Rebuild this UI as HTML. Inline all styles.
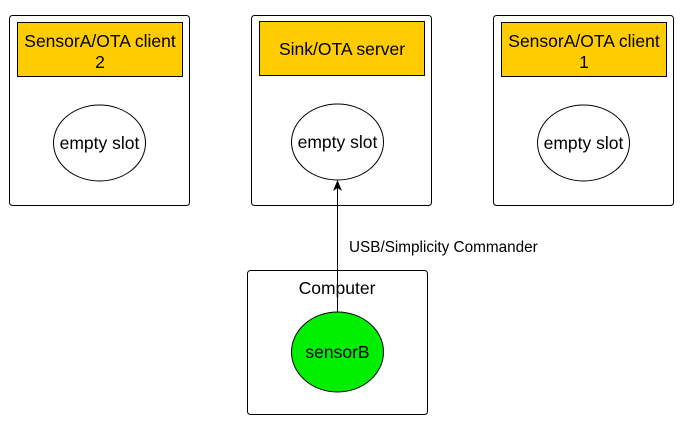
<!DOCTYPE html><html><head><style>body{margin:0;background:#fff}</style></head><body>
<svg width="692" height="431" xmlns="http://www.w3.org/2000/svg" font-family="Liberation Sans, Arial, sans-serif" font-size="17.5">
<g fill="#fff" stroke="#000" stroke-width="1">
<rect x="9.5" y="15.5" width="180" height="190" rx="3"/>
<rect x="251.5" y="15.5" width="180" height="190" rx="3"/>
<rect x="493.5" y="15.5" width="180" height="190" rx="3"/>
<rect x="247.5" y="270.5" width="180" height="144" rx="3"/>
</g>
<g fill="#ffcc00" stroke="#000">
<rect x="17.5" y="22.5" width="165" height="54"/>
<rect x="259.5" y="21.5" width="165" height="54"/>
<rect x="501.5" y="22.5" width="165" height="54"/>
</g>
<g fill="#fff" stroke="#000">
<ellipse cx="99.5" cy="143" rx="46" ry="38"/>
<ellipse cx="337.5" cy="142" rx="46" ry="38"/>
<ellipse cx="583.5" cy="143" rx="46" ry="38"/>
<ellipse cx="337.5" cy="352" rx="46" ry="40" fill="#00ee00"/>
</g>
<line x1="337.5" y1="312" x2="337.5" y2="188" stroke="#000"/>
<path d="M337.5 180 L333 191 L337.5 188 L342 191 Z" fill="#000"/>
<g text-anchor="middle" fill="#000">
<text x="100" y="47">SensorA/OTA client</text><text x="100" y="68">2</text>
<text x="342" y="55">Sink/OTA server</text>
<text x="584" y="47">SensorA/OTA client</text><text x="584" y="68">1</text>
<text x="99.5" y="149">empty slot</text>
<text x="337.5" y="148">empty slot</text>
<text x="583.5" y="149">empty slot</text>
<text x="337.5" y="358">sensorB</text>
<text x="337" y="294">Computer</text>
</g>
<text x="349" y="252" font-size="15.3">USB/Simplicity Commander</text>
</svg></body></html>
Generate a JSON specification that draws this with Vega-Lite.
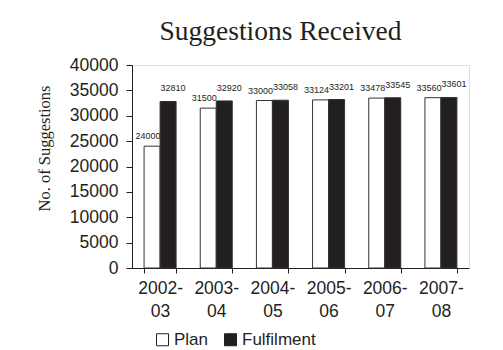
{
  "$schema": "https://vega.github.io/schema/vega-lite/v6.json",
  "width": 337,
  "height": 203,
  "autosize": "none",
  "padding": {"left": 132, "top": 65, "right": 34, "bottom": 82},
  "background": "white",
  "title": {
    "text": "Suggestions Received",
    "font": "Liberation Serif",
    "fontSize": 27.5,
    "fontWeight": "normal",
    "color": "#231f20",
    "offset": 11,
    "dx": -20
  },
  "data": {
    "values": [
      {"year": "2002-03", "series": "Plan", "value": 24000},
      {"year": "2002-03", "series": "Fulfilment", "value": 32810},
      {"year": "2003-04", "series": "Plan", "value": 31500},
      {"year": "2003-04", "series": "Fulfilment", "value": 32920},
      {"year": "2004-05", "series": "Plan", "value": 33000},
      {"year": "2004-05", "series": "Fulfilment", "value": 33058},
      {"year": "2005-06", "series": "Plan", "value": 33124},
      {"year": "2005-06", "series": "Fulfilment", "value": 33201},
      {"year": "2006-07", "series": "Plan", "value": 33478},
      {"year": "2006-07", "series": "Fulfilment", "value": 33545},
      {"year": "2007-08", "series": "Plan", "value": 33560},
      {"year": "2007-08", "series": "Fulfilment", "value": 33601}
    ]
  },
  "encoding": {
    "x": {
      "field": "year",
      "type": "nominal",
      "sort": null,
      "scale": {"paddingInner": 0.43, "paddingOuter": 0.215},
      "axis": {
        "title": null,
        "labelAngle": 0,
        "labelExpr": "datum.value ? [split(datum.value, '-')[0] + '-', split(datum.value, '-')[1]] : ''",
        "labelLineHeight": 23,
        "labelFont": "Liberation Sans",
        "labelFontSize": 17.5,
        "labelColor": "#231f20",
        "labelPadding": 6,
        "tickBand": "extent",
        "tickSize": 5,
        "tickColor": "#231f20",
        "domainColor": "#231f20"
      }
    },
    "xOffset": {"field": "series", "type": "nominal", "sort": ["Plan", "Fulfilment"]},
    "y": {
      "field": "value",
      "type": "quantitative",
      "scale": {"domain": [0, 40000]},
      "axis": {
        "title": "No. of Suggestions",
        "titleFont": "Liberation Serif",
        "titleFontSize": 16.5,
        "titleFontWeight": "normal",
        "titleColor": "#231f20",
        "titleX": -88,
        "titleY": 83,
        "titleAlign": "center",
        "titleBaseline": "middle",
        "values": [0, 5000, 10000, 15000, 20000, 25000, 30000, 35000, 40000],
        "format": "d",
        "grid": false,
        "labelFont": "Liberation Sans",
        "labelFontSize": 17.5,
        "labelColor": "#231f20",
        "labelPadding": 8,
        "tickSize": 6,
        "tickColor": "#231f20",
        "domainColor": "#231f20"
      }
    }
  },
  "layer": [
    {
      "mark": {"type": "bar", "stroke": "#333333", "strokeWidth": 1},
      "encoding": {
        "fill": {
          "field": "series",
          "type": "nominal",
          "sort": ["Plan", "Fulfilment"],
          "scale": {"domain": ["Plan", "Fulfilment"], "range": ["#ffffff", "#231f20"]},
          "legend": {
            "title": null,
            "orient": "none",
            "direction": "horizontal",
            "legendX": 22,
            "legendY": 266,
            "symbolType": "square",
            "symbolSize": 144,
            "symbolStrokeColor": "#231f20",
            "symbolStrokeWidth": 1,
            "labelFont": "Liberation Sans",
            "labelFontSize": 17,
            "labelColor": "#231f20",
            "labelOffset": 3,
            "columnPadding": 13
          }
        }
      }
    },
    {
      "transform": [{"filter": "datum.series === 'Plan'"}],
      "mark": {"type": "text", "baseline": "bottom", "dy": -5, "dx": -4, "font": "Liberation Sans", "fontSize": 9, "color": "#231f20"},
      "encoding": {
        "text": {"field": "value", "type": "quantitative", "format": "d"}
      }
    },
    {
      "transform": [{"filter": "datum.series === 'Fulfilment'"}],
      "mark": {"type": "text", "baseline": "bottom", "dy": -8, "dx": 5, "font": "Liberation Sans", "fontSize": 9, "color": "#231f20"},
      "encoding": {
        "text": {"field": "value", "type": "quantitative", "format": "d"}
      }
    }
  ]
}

**Description of the task:** Take the entries shown above and quote them verbatim, passing over the pictures.

**Written answer:**
Rebuild this UI as HTML. Inline all styles.
<!DOCTYPE html><html><head><style>body{margin:0;background:#fff}</style></head><body>
<svg width="692" height="431" xmlns="http://www.w3.org/2000/svg" font-family="Liberation Sans, Arial, sans-serif" font-size="17.5">
<g fill="#fff" stroke="#000" stroke-width="1">
<rect x="9.5" y="15.5" width="180" height="190" rx="3"/>
<rect x="251.5" y="15.5" width="180" height="190" rx="3"/>
<rect x="493.5" y="15.5" width="180" height="190" rx="3"/>
<rect x="247.5" y="270.5" width="180" height="144" rx="3"/>
</g>
<g fill="#ffcc00" stroke="#000">
<rect x="17.5" y="22.5" width="165" height="54"/>
<rect x="259.5" y="21.5" width="165" height="54"/>
<rect x="501.5" y="22.5" width="165" height="54"/>
</g>
<g fill="#fff" stroke="#000">
<ellipse cx="99.5" cy="143" rx="46" ry="38"/>
<ellipse cx="337.5" cy="142" rx="46" ry="38"/>
<ellipse cx="583.5" cy="143" rx="46" ry="38"/>
<ellipse cx="337.5" cy="352" rx="46" ry="40" fill="#00ee00"/>
</g>
<line x1="337.5" y1="312" x2="337.5" y2="188" stroke="#000"/>
<path d="M337.5 180 L333 191 L337.5 188 L342 191 Z" fill="#000"/>
<g text-anchor="middle" fill="#000">
<text x="100" y="47">SensorA/OTA client</text><text x="100" y="68">2</text>
<text x="342" y="55">Sink/OTA server</text>
<text x="584" y="47">SensorA/OTA client</text><text x="584" y="68">1</text>
<text x="99.5" y="149">empty slot</text>
<text x="337.5" y="148">empty slot</text>
<text x="583.5" y="149">empty slot</text>
<text x="337.5" y="358">sensorB</text>
<text x="337" y="294">Computer</text>
</g>
<text x="349" y="252" font-size="15.3">USB/Simplicity Commander</text>
</svg></body></html>
Generate a JSON specification that draws this with Vega-Lite.
{
  "$schema": "https://vega.github.io/schema/vega-lite/v6.json",
  "width": 337,
  "height": 203,
  "autosize": "none",
  "padding": {"left": 132, "top": 65, "right": 34, "bottom": 82},
  "background": "white",
  "title": {
    "text": "Suggestions Received",
    "font": "Liberation Serif",
    "fontSize": 27.5,
    "fontWeight": "normal",
    "color": "#231f20",
    "offset": 11,
    "dx": -20
  },
  "data": {
    "values": [
      {"year": "2002-03", "series": "Plan", "value": 24000},
      {"year": "2002-03", "series": "Fulfilment", "value": 32810},
      {"year": "2003-04", "series": "Plan", "value": 31500},
      {"year": "2003-04", "series": "Fulfilment", "value": 32920},
      {"year": "2004-05", "series": "Plan", "value": 33000},
      {"year": "2004-05", "series": "Fulfilment", "value": 33058},
      {"year": "2005-06", "series": "Plan", "value": 33124},
      {"year": "2005-06", "series": "Fulfilment", "value": 33201},
      {"year": "2006-07", "series": "Plan", "value": 33478},
      {"year": "2006-07", "series": "Fulfilment", "value": 33545},
      {"year": "2007-08", "series": "Plan", "value": 33560},
      {"year": "2007-08", "series": "Fulfilment", "value": 33601}
    ]
  },
  "encoding": {
    "x": {
      "field": "year",
      "type": "nominal",
      "sort": null,
      "scale": {"paddingInner": 0.43, "paddingOuter": 0.215},
      "axis": {
        "title": null,
        "labelAngle": 0,
        "labelExpr": "datum.value ? [split(datum.value, '-')[0] + '-', split(datum.value, '-')[1]] : ''",
        "labelLineHeight": 23,
        "labelFont": "Liberation Sans",
        "labelFontSize": 17.5,
        "labelColor": "#231f20",
        "labelPadding": 6,
        "tickBand": "extent",
        "tickSize": 5,
        "tickColor": "#231f20",
        "domainColor": "#231f20"
      }
    },
    "xOffset": {"field": "series", "type": "nominal", "sort": ["Plan", "Fulfilment"]},
    "y": {
      "field": "value",
      "type": "quantitative",
      "scale": {"domain": [0, 40000]},
      "axis": {
        "title": "No. of Suggestions",
        "titleFont": "Liberation Serif",
        "titleFontSize": 16.5,
        "titleFontWeight": "normal",
        "titleColor": "#231f20",
        "titleX": -88,
        "titleY": 83,
        "titleAlign": "center",
        "titleBaseline": "middle",
        "values": [0, 5000, 10000, 15000, 20000, 25000, 30000, 35000, 40000],
        "format": "d",
        "grid": false,
        "labelFont": "Liberation Sans",
        "labelFontSize": 17.5,
        "labelColor": "#231f20",
        "labelPadding": 8,
        "tickSize": 6,
        "tickColor": "#231f20",
        "domainColor": "#231f20"
      }
    }
  },
  "layer": [
    {
      "mark": {"type": "bar", "stroke": "#333333", "strokeWidth": 1},
      "encoding": {
        "fill": {
          "field": "series",
          "type": "nominal",
          "sort": ["Plan", "Fulfilment"],
          "scale": {"domain": ["Plan", "Fulfilment"], "range": ["#ffffff", "#231f20"]},
          "legend": {
            "title": null,
            "orient": "none",
            "direction": "horizontal",
            "legendX": 22,
            "legendY": 266,
            "symbolType": "square",
            "symbolSize": 144,
            "symbolStrokeColor": "#231f20",
            "symbolStrokeWidth": 1,
            "labelFont": "Liberation Sans",
            "labelFontSize": 17,
            "labelColor": "#231f20",
            "labelOffset": 3,
            "columnPadding": 13
          }
        }
      }
    },
    {
      "transform": [{"filter": "datum.series === 'Plan'"}],
      "mark": {"type": "text", "baseline": "bottom", "dy": -5, "dx": -4, "font": "Liberation Sans", "fontSize": 9, "color": "#231f20"},
      "encoding": {
        "text": {"field": "value", "type": "quantitative", "format": "d"}
      }
    },
    {
      "transform": [{"filter": "datum.series === 'Fulfilment'"}],
      "mark": {"type": "text", "baseline": "bottom", "dy": -8, "dx": 5, "font": "Liberation Sans", "fontSize": 9, "color": "#231f20"},
      "encoding": {
        "text": {"field": "value", "type": "quantitative", "format": "d"}
      }
    }
  ]
}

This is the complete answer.